Design Thinking: 4 Ways to Embed Empathy Into Organization Design

When designing anything, we all know that it’s important to put your customer front and center. The same holds true in organization design. As stated in AlignOrg Solutions’ book “Mastering the Cube,” there are no “off-the-shelf” organizations. Whether it’s an internal business partner or an external customer, the better you understand the needs and motivations of your target audience, the better you can design your organization to meet those needs.

At the heart of that understanding is empathy. Having your target audience in the room as you’re designing the organization is ideal, but not often practical. This is where design thinking techniques are highly effective. They help teams by creating a mindset of curiosity and an openness to empathizing with your internal or external customer.

1. Interviews

The goal of interviewing is to learn how to see things from the interviewee’s point of view. Often, it’s helpful to have a third-party perform the interviews. Interviewing is a skill which takes practice, and those within the organization have a curse of knowledge that can lead to biased interview questions and results. A few tips for interviewers:

  • Prepare in advance by creating an interview guide while still allowing for spontaneity during the interview.
  • Use open-ended questions and get to the heart of the interviewees’ comments by asking “why.” Phrases like “show me” or “tell me more” or “can you go a little deeper on that” increases the success of the interviewing process.
  • Avoid talking too much and minimize your presence.
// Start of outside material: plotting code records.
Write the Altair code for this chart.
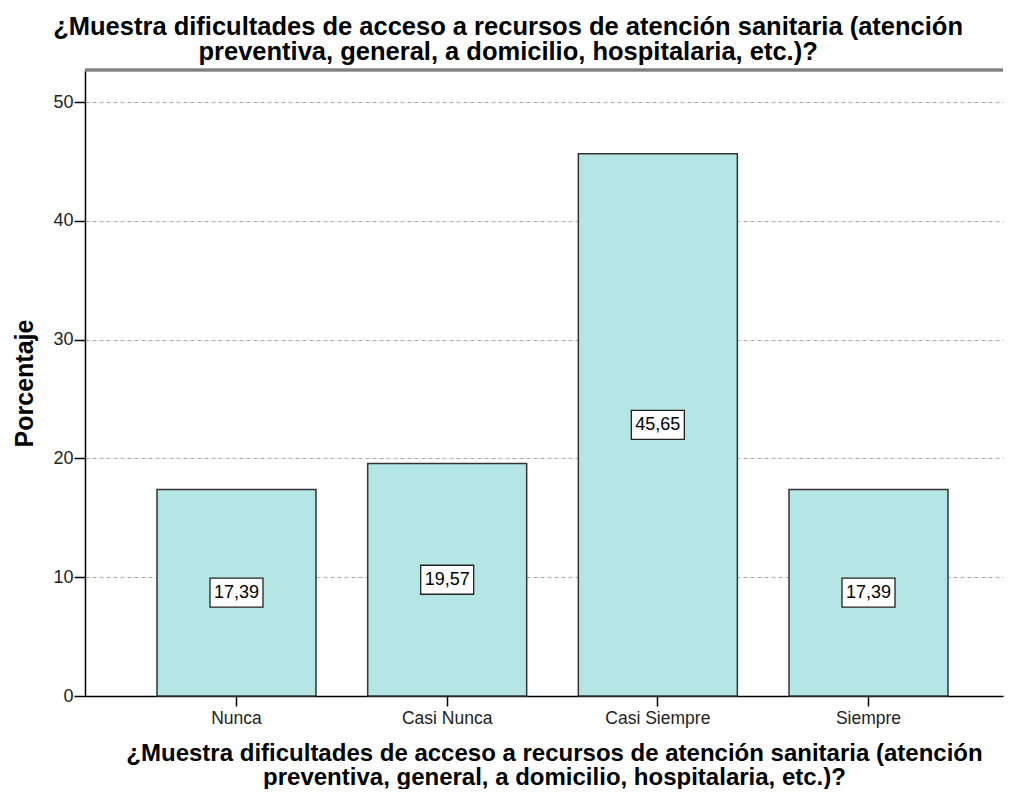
import altair as alt
import pandas as pd

categories = ["Nunca", "Casi Nunca", "Casi Siempre", "Siempre"]
percentages = [17.39, 19.57, 45.65, 17.39]
labels = ["17,39", "19,57", "45,65", "17,39"]
y_ticks = [0, 10, 20, 30, 40, 50]

title_lines = [
    "¿Muestra dificultades de acceso a recursos de atención sanitaria (atención",
    "preventiva, general, a domicilio, hospitalaria, etc.)?",
]

df = pd.DataFrame({"cat": categories, "pct": percentages, "label": labels})

W, H = 918, 626
FONT = "Liberation Sans"

x_enc = alt.X(
    "cat:N",
    sort=categories,
    title=title_lines,
    scale=alt.Scale(paddingInner=0.2453, paddingOuter=0.3014, align=0.567),
    axis=alt.Axis(
        labelAngle=0,
        labelFontSize=17.5,
        labelColor="#222222",
        labelFont=FONT,
        labelPadding=3,
        tickSize=10,
        tickColor="#000000",
        tickWidth=1.5,
        domainColor="#000000",
        domainWidth=1.5,
        titleFont=FONT,
        titleFontSize=24,
        titleFontWeight="bold",
        titleColor="#000000",
        titleLineHeight=24.5,
        titleBaseline="alphabetic",
        titleAlign="center",
        titleX=W / 2 + 10,
        titleY=64,
    ),
)

y_scale = alt.Scale(domain=[0, 52.7], nice=False, zero=True)

bars = alt.Chart(df).mark_bar(
    fill="#b4e6e6", stroke="#333333", strokeWidth=1.5
).encode(
    x=x_enc,
    y=alt.Y(
        "pct:Q",
        title="Porcentaje",
        scale=y_scale,
        axis=alt.Axis(
            values=y_ticks,
            labelFontSize=18,
            labelColor="#222222",
            labelFont=FONT,
            labelPadding=1,
            tickSize=11,
            tickColor="#000000",
            tickWidth=1.5,
            domainColor="#000000",
            domainWidth=1.5,
            grid=True,
            gridDash=[4, 3],
            gridColor="#aaaaaa",
            gridWidth=1,
            titleFont=FONT,
            titleFontSize=25,
            titleFontWeight="bold",
            titleColor="#000000",
            titleAngle=-90,
            titleAlign="center",
            titleBaseline="middle",
            titleX=-61,
            titleY=H / 2,
        ),
    ),
)

top_border = alt.Chart(df).mark_rule(color="#808080", strokeWidth=2.5).encode(
    x=alt.value(0), x2=alt.value(W), y=alt.value(0)
)

base_lab = alt.Chart(df).transform_calculate(mid="datum.pct / 2")

boxes = base_lab.mark_point(
    shape="M-1,-0.547H1V0.547H-1Z",
    size=2809,
    filled=True,
    fill="#ffffff",
    stroke="#222222",
    strokeWidth=1.3,
    opacity=1,
).encode(
    x=x_enc,
    y=alt.Y("mid:Q", title="Porcentaje", scale=y_scale),
)

texts = base_lab.mark_text(
    font=FONT, fontSize=18, color="#000000", align="center", baseline="middle"
).encode(
    x=x_enc,
    y=alt.Y("mid:Q", title="Porcentaje", scale=y_scale),
    text="label:N",
)

chart = (
    alt.layer(bars, top_border, boxes, texts)
    .properties(
        width=W,
        height=H,
        autosize=alt.AutoSizeParams(type="none"),
        padding={"left": 77, "top": 62, "right": 1, "bottom": 93},
        title=alt.TitleParams(
            text=title_lines,
            font=FONT,
            fontSize=25.5,
            fontWeight="bold",
            color="#000000",
            anchor="middle",
            frame="bounds",
            lineHeight=25.5,
            offset=3,
        ),
    )
    .configure_view(stroke=None)
)

chart.save("out.html", embed_options={"renderer": "svg", "actions": False})
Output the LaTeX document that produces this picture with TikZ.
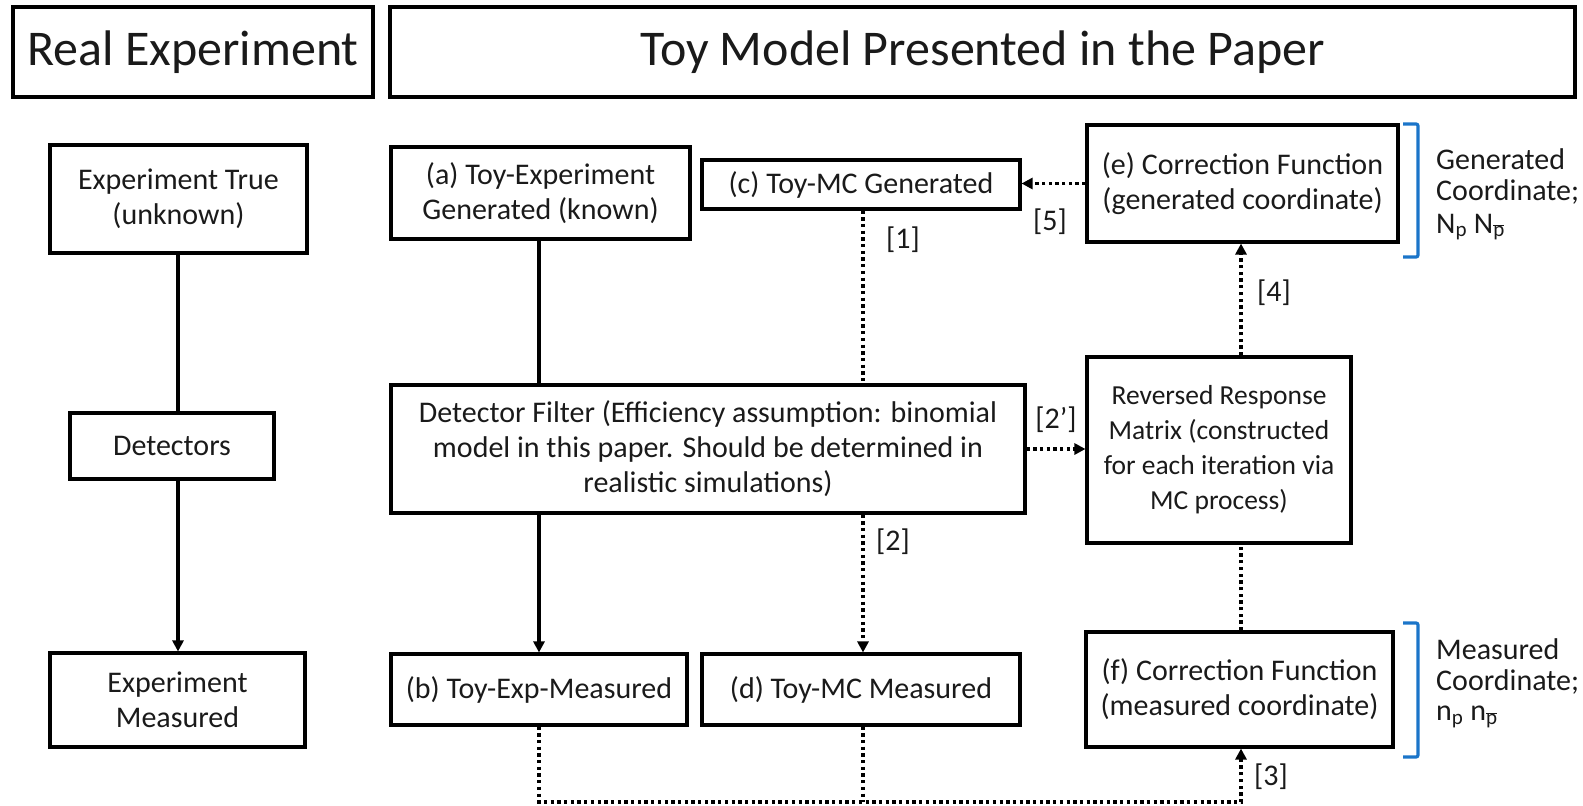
\documentclass[tikz,border=0pt]{standalone}
\usepackage{fontspec}
\setmainfont{Carlito}
\usetikzlibrary{arrows.meta}
\definecolor{brblue}{HTML}{1B75C9}
\definecolor{txt}{HTML}{1A1A1A}
\newcommand{\boxfont}{\fontsize{30}{35}\selectfont}
\newcommand{\rrmfont}{\fontsize{27.5}{35}\selectfont}
\newcommand{\hdrfont}{\fontsize{50}{60}\selectfont}
\tikzset{
  box/.style={draw, line width=3.1pt, inner sep=0pt, align=center, font=\boxfont, text=txt},
  hdr/.style={draw, line width=3.1pt, inner sep=0pt, align=center, font=\hdrfont, text=txt},
  solidc/.style={line width=3.3pt},
  dotc/.style={line width=3.3pt, dash pattern=on 3.3pt off 3.4pt},
  tip/.style={-{Triangle[length=11pt,width=11pt]}},
  lbl/.style={font=\boxfont, text=txt, inner sep=0pt},
  sidetxt/.style={font=\boxfont, text=txt, inner sep=0pt, anchor=west},
  brk/.style={draw=brblue, line width=3.2pt, rounded corners=2pt}
}
\begin{document}
\begin{tikzpicture}[x=1pt,y=-1pt]
\useasboundingbox (0,0) rectangle (1583,806);
% headers
\node[hdr, minimum width=360pt, minimum height=90pt] (realhdr) at (193,52) {Real Experiment};
\node[hdr, minimum width=1185pt, minimum height=90pt] (toyhdr) at (982.5,52) {Toy Model Presented in the Paper};
% real experiment column
\node[box, minimum width=257pt, minimum height=108pt] (exptrue) at (178.5,199) {Experiment True\\(unknown)};
\node[box, minimum width=204pt, minimum height=66pt] (det) at (172,446) {Detectors};
\node[box, minimum width=255pt, minimum height=94pt] (expmeas) at (177.5,700) {Experiment\\Measured};
% toy model
\node[box, minimum width=299pt, minimum height=92pt] (a) at (540.5,193) {(a) Toy-Experiment\\Generated (known)};
\node[box, minimum width=318pt, minimum height=49pt] (c) at (861,184.5) {(c) Toy-MC Generated};
\node[box, minimum width=311pt, minimum height=117pt] (e) at (1242.5,183.5) {(e) Correction Function\\(generated coordinate)};
\node[box, minimum width=634pt, minimum height=128pt] (filt) at (708,449) {Detector Filter (Efficiency assumption: binomial\\model in this paper. Should be determined in\\realistic simulations)};
\node[box, font=\rrmfont, minimum width=264pt, minimum height=186pt] (rrm) at (1219,450) {Reversed Response\\Matrix (constructed\\for each iteration via\\MC process)};
\node[box, minimum width=296pt, minimum height=71pt] (b) at (539,689.5) {(b) Toy-Exp-Measured};
\node[box, minimum width=318pt, minimum height=71pt] (d) at (861,689.5) {(d) Toy-MC Measured};
\node[box, minimum width=307pt, minimum height=115pt] (f) at (1239.5,689.5) {(f) Correction Function\\(measured coordinate)};
% coordinates for connector columns
\coordinate (xr) at (178,0);
\coordinate (xa) at (539,0);
\coordinate (xc) at (863,0);
\coordinate (xe) at (1241,0);
\coordinate (ybot) at (0,802);
% real experiment connectors
\draw[solidc] (xr |- exptrue.south) -- (xr |- det.north);
\draw[solidc, tip] (xr |- det.south) -- (xr |- expmeas.north);
% toy solid
\draw[solidc] (xa |- a.south) -- (xa |- filt.north);
\draw[solidc, tip] (xa |- filt.south) -- (xa |- b.north);
% dotted
\draw[dotc] (xc |- c.south) -- (xc |- filt.north);
\draw[dotc, tip] (xc |- filt.south) -- (xc |- d.north);
\draw[dotc, tip] (filt.east) -- (rrm.west |- filt.east);
\draw[dotc, tip] (xe |- rrm.north) -- (xe |- e.south);
\draw[dotc, tip] (e.west) -- (c.east |- e.west);
\draw[dotc] (xe |- f.north) -- (xe |- rrm.south);
\draw[dotc, tip] (xa |- b.south) -- (xa |- ybot) -- (xe |- ybot) -- (xe |- f.south);
\draw[dotc] (xc |- d.south) -- (xc |- ybot);
% labels
\node[lbl] (l1) at (903,240) {[1]};
\node[lbl] (l2) at (893,542) {[2]};
\node[lbl] (l2p) at (1056,420) {[2’]};
\node[lbl] (l3) at (1271,777) {[3]};
\node[lbl] (l4) at (1274,293) {[4]};
\node[lbl] (l5) at (1050,222) {[5]};
% brackets
\coordinate (be1) at (1403,124);
\coordinate (be2) at (1403,257);
\draw[brk] (be1) -- (1418,124) -- (1418,257) -- (be2);
\coordinate (bf1) at (1403,623);
\coordinate (bf2) at (1403,757);
\draw[brk] (bf1) -- (1418,623) -- (1418,757) -- (bf2);
% side texts
\node[sidetxt] (g1) at (1436,159) {Generated};
\node[sidetxt] (g2) at (1436,192) {Coordinate;};
\node[sidetxt] (g3) at (1436,227) {N\textsubscript{p} N\textsubscript{$\overline{\mbox{p}}$}};
\node[sidetxt] (m1) at (1436,649) {Measured};
\node[sidetxt] (m2) at (1436,682) {Coordinate;};
\node[sidetxt] (m3) at (1436,717) {n\textsubscript{p} n\textsubscript{$\overline{\mbox{p}}$}};
\end{tikzpicture}
\end{document}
Interviewers who want to show how knowledgeable they are on the topic at hand sabotage the interview. It is essential to remember that the objective of the interview is to understand the customer’s point of view, not for them to understand yours.

The most important part of interviewing is to be genuinely curious. This may be hard at first, but you can start by turning your judgements into questions. You will be surprised by what you learn. In my experience, interviewing has never failed to deliver important and previously unknown data points.

2. Persona Profiles

With the information from the interviews and other data sources, you can start to build persona profiles. Persona profiles bring the customer you are designing for to life. It is not just “the customer “or “the department,” it is a person with a name, goals, challenges and motivations. A typical persona profile is one page and includes representative information such as:

  • A name and photo, which will humanize the target audience
  • Background and skills
  • Responsibilities – consider a “day in the life”
  • Aspirations, goals, and key motivations – think about what success looks like to them
  • Pain points – consider their key challenges, obstacles, and disruptors
  • Quotes from the interview

One compelling persona I experienced was one created for a team of field service technicians. It was developed through a series of surveys, interviews and focus groups. The organization’s perception was that this group of road warriors were difficult and even churlish. What we learned was that their motivation was focused completely on solving a customer’s problem. They were entrepreneurs who saw their service truck as their own small business, managing the inventory, the tools and the customer satisfaction. Their biggest concern was looking unprofessional, in both skills and appearance, in front of their customer. Lastly, they saw HQ as an interference to achieving their goals. Uncovering these latent needs and attitudes and sharing them via a persona profile is a great design thinking technique to communicate them to the broader organization.

3. Empathy Exercises

With the persona profiles ready, you can now facilitate empathy exercises. These allow for more than just the interviewer’s experience by taking into consideration your target audience’s perspective. Empathy exercises help us to look beyond our assumptions by putting ourselves in the shoes of our target audience, creating a visceral sense of another’s experience. The best way to accomplish this is to directly immerse yourself in being the customer for a day. While not always practical, I encourage you to get creative and identify how you could do this or something comparable to it. For a group exercise, a recommended approach is as follows:

  • Discuss the persona profile to create a shared understanding amongst the group and together map out the customer journey, identifying moments that matter.
  • As a team, identify pain points and group them into meaningful buckets of opportunities.
  • Translate them into capabilities your organization requires to meet the customer’s needs. Prioritize those that will matter the most to your customer and to your organization through a series of high involvement and facilitated trade-off discussions.

The objective is to gain compelling shared insights. These insights illuminate what people really need and want, they should motivate you to act, and they should stick with you.

4. Storytelling

Storytelling is an important design thinking method to amplify your insights across the organization and to rally an organization in an impactful new direction.

A story that stuck with me was about the managers of those same field service technicians. They would come in the office very early on Monday mornings, sit on the floor, and separate the papers into stacks for each field technician to pick up before getting into their truck for the week’s work. This was combined with a photo of one of the managers sitting on the office floor surrounded by stacks and stacks of papers. In this age of digital technology, that story was alarming and galvanized the organization to do better to meet the needs of those field service managers.

Using design thinking techniques such as interviews, persona profiles and empathy exercises combined with storytelling will allow you to design a better organization, an organization that is not just “reshuffling the boxes of the organization chart” but rethinking the target audience’s most important needs and organizing to deliver on those needs.